DTC Strategy

When Should a DTC Brand Outsource Fulfillment? Here's the Math

Most DTC founders start by fulfilling orders themselves. A folding table, some packing tape, trips to the post office. It works at the beginning — and it should. Staying close to your product and your customer early on is a feature, not a bug.

But there's a point where self-fulfillment stops being scrappy and starts being a liability. Knowing when you've crossed that line is the difference between scaling and stalling.

The Revenue Benchmarks That Actually Matter

There's no universal number that triggers a 3PL switch, but there are ranges where the math consistently starts working in favor of outsourcing.

Under $20K/month: Self-fulfillment usually makes sense. Volume is manageable, and the personal touch is worth the time investment.

$20K–$50K/month: This is the gray zone. You're probably spending 15–25 hours per week on fulfillment-related tasks. That time has a real cost — and it's coming directly out of marketing, product, and growth.

$50K+/month: At this volume, self-fulfillment is actively holding you back. Order errors compound, shipping speed suffers, and your team is buried in logistics instead of brand-building.

The honest calculation isn't just warehouse labor versus 3PL fees. It's what your time is worth, multiplied by the hours you're losing every week.

Warning Sign #1: Orders Are Shipping Late

Customers have been trained by Amazon. Two-day shipping isn't a perk anymore — it's the baseline expectation.

If your average fulfillment time has crept past 48–72 hours, you're already losing customers you'll never know about. A 2022 Metapack study found that 38% of shoppers say they won't order from a brand again after a slow delivery experience. Those aren't just lost sales — they're lost lifetime value.

Shipping speed is one of the first things that breaks when order volume outpaces your team's capacity.

Warning Sign #2: Your Error Rate Is Climbing

One wrong item or missing package at 50 orders a month is manageable. At 500 orders a month, that same error rate is a customer service crisis.

Order errors cost you in refunds, replacements, and support overhead — but the hidden cost is in reviews and reputation. A single frustrated unboxing video can undo months of brand-building.

If you're seeing more than 1–2 errors per 100 orders, the process needs to change. Either you build a more structured fulfillment operation in-house, or you hand it to a 3PL who's already solved that problem.

Warning Sign #3: You're Making Inventory Decisions Around Storage Space

This one is subtle, but it's telling. When you start limiting how much product you bring in because your garage, spare bedroom, or small warehouse is full — you're letting your logistics infrastructure cap your revenue.

Inventory constraints that are driven by storage rather than demand forecasting are a direct growth brake.

Warning Sign #4: Your Team Is Doing Fulfillment Instead of Their Actual Jobs

Every hour your marketing hire spends packing boxes is an hour they're not running ads. Every hour you spend managing shipping labels is an hour you're not talking to customers or building product.

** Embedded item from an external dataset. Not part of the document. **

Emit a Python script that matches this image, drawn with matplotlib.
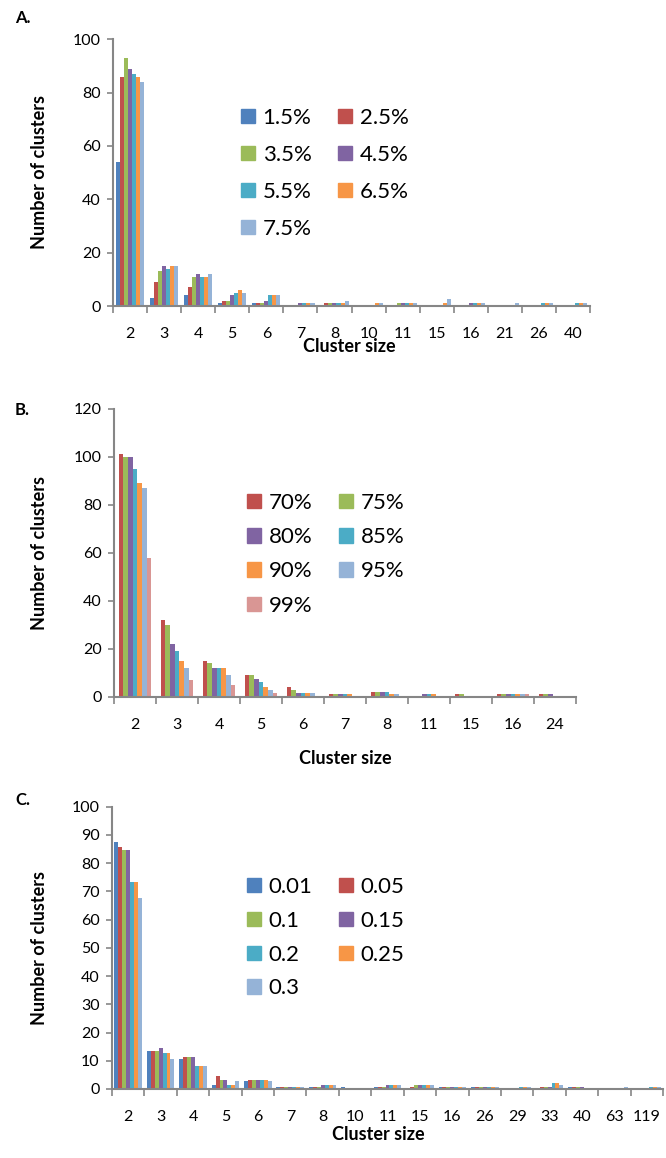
import numpy as np
import matplotlib
matplotlib.use('Agg')
import matplotlib.pyplot as plt
from matplotlib.patches import Patch

plt.rcParams['font.family'] = ['Lato', 'DejaVu Sans']

W, H = 666, 1158

# ── Colores (paleta Office) ───────────────────────────────────────────────
AZUL    = '#4F81BD'
ROJO    = '#C0504D'
VERDE   = '#9BBB59'
MORADO  = '#8064A2'
TURQ    = '#4BACC6'
NARANJA = '#F79646'
CELESTE = '#95B3D7'
ROSA    = '#D99694'
GRIS    = '#868686'

# ── Panel A: umbral en % ─────────────────────────────────────────────────
cats_a = ['2', '3', '4', '5', '6', '7', '8', '10', '11', '15', '16', '21', '26', '40']
series_a = ['1.5%', '2.5%', '3.5%', '4.5%', '5.5%', '6.5%', '7.5%']
colores_a = [AZUL, ROJO, VERDE, MORADO, TURQ, NARANJA, CELESTE]
# una fila por tamaño de cluster, una columna por serie
vals_a = [
    [54, 86, 93, 89, 87, 86, 84],
    [3, 9, 13, 15, 14, 15, 15],
    [4, 7, 11, 12, 11, 11, 12],
    [1, 2, 2, 4, 5, 6, 5],
    [1, 1, 1, 2, 4, 4, 4],
    [0, 0, 0, 1, 1, 1, 1],
    [0, 1, 1, 1, 1, 1, 2],
    [0, 0, 0, 0, 0, 1, 1],
    [0, 0, 1, 1, 1, 1, 1],
    [0, 0, 0, 0, 0, 1, 2.5],
    [0, 0, 0, 1, 1, 1, 1],
    [0, 0, 0, 0, 0, 0, 1],
    [0, 0, 0, 0, 1, 1, 1],
    [0, 0, 0, 0, 1, 1, 1],
]

# ── Panel B: identidad ───────────────────────────────────────────────────
cats_b = ['2', '3', '4', '5', '6', '7', '8', '11', '15', '16', '24']
series_b = ['70%', '75%', '80%', '85%', '90%', '95%', '99%']
colores_b = [ROJO, VERDE, MORADO, TURQ, NARANJA, CELESTE, ROSA]
vals_b = [
    [101, 100, 100, 95, 89, 87, 58],
    [32, 30, 22, 19, 15, 12, 7],
    [15, 14, 12, 12, 12, 9, 5],
    [9, 9, 7.5, 6, 4, 3, 1.5],
    [4, 3, 1.6, 1.6, 1.6, 1.6, 0],
    [1, 1, 1, 1, 1, 0, 0],
    [2, 2, 2, 2, 1, 1, 0],
    [0, 0, 1, 1, 1, 0, 0],
    [1, 1, 0, 0, 0, 0, 0],
    [1, 1, 1, 1, 1, 1, 1],
    [1, 1, 1, 0, 0, 0, 0],
]

# ── Panel C: parámetro ───────────────────────────────────────────────────
cats_c = ['2', '3', '4', '5', '6', '7', '8', '10', '11', '15', '16', '26',
          '29', '33', '40', '63', '119']
series_c = ['0.01', '0.05', '0.1', '0.15', '0.2', '0.25', '0.3']
colores_c = [AZUL, ROJO, VERDE, MORADO, TURQ, NARANJA, CELESTE]
vals_c = [
    [87.6, 85.9, 84.5, 84.5, 73.2, 73.2, 67.6],
    [13.4, 13.4, 13.4, 14.5, 12.6, 12.6, 10.7],
    [10.7, 11.3, 11.3, 11.3, 8.2, 8.2, 8.2],
    [1.3, 4.5, 3.3, 3.3, 1.3, 1.3, 2.7],
    [2.7, 3.3, 3.3, 3.3, 3.3, 3.3, 2.7],
    [0.8, 0.8, 0.8, 0.8, 0.8, 0.8, 0.8],
    [0.8, 0.8, 0.8, 1.5, 1.5, 1.5, 1.5],
    [0.8, 0, 0, 0, 0, 0, 0],
    [0.8, 0.8, 0.8, 1.5, 1.5, 1.5, 1.5],
    [0, 0.8, 1.5, 1.5, 1.5, 1.5, 1.5],
    [0.8, 0.8, 0.8, 0.8, 0.8, 0.8, 0.8],
    [0.8, 0.8, 0.8, 0.8, 0.8, 0.8, 0.8],
    [0, 0, 0, 0, 0.8, 0.8, 0.8],
    [0, 0.8, 0.8, 0.8, 2, 2, 1.5],
    [0.8, 0.8, 0.8, 0.8, 0, 0, 0],
    [0, 0, 0, 0, 0, 0, 0.8],
    [0, 0, 0, 0, 0.8, 0.8, 0.8],
]


def rect_px(l, t, r, b):
    return [l / W, 1 - b / H, (r - l) / W, (b - t) / H]


def panel(fig, caja, cats, series, colores, vals, ymax, ypaso, ancho_grupo,
          leyenda_xy, sep_filas):
    ax = fig.add_axes(rect_px(*caja))
    datos = np.array(vals, dtype=float).T
    n = len(cats)
    x = np.arange(n)
    w = ancho_grupo / len(series)
    for j, (nombre, c) in enumerate(zip(series, colores)):
        ax.bar(x + (j - (len(series) - 1) / 2) * w, datos[j], width=w,
               color=c, label=nombre, linewidth=0)

    ax.set_xlim(-0.5, n - 0.5)
    ax.set_ylim(0, ymax)
    ax.set_yticks(np.arange(0, ymax + 1, ypaso))
    ax.tick_params(axis='y', direction='out', length=4, width=1.2, color=GRIS,
                   labelsize=11.5, pad=5)
    # marcas en los límites de cada categoría, etiquetas en el centro
    ax.set_xticks(np.arange(-0.5, n, 1.0))
    ax.set_xticklabels([])
    ax.tick_params(axis='x', which='major', direction='out', length=5,
                   width=1.2, color=GRIS)
    ax.set_xticks(x, minor=True)
    ax.set_xticklabels(cats, minor=True)
    ax.tick_params(axis='x', which='minor', length=0, labelsize=11.5, pad=15)

    for lado in ('top', 'right'):
        ax.spines[lado].set_visible(False)
    for lado in ('left', 'bottom'):
        ax.spines[lado].set_color(GRIS)
        ax.spines[lado].set_linewidth(1.5)

    # leyenda en orden por filas (2 columnas)
    orden = list(range(0, len(series), 2)) + list(range(1, len(series), 2))
    handles = [Patch(color=colores[i]) for i in orden]
    etiquetas = [series[i] for i in orden]
    lx, ly = leyenda_xy
    ax.legend(handles, etiquetas, ncol=2, frameon=False, loc='upper left',
              bbox_to_anchor=(lx / W, 1 - ly / H), bbox_transform=fig.transFigure,
              fontsize=16, handlelength=0.62, handleheight=0.62,
              handletextpad=0.35, columnspacing=1.2, labelspacing=sep_filas,
              borderpad=0, borderaxespad=0)
    return ax


fig = plt.figure(figsize=(W / 100, H / 100), dpi=100)

panel(fig, (113, 39.3, 590, 306), cats_a, series_a, colores_a, vals_a,
      100, 20, 0.83, (241, 108), 0.76)
panel(fig, (114, 408.7, 576, 696.7), cats_b, series_b, colores_b, vals_b,
      120, 20, 0.77, (247, 493), 0.64)
panel(fig, (112, 806.7, 663, 1089), cats_c, series_c, colores_c, vals_c,
      100, 10, 0.85, (247, 877), 0.62)

# títulos de eje y letras de panel
for letra, ylet, ycen, xlab_x, xlab_y in [
        ('A.', 18, 172, 349, 347),
        ('B.', 410, 553, 345, 758),
        ('C.', 800, 948, 378, 1135)]:
    fig.text(15 / W, 1 - ylet / H, letra, fontsize=12, fontweight='bold',
             ha='left', va='center')
    fig.text(40 / W, 1 - ycen / H, 'Number of clusters', fontsize=13,
             fontweight='bold', rotation=90, ha='center', va='center')
    fig.text(xlab_x / W, 1 - xlab_y / H, 'Cluster size', fontsize=13,
             fontweight='bold', ha='center', va='center')

plt.savefig('out.png', dpi=100)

Fulfillment has a way of consuming everyone in a small operation during peaks — a product launch, a holiday weekend, an influencer mention that drives 300 orders in a day. If your whole team has to drop everything to ship, that's a structural problem.

What to Look for When You Do Make the Move

Not all 3PLs are built for DTC brands. A lot of them are optimized for wholesale or retail replenishment — high-volume, low-SKU operations that look nothing like what you're running.

For DTC, the things that matter most are: same-day or next-day fulfillment windows, pick/pack accuracy above 99.5%, Shopify-native integration, and a support model where you can actually talk to someone when something goes wrong.

Also ask for their peak volume story. How did they handle Q4? Did accuracy and speed hold up, or did they make promises they couldn't keep?

The Takeaway

The right time to outsource fulfillment isn't when you're drowning — it's one step before. If you're seeing multiple warning signs on this list, you're probably already past the ideal transition point.

The brands that scale cleanly are the ones that treat fulfillment as infrastructure, not an afterthought. Get it right early, and it becomes a competitive advantage. Get it wrong, and it becomes the thing that explains why your growth stalled.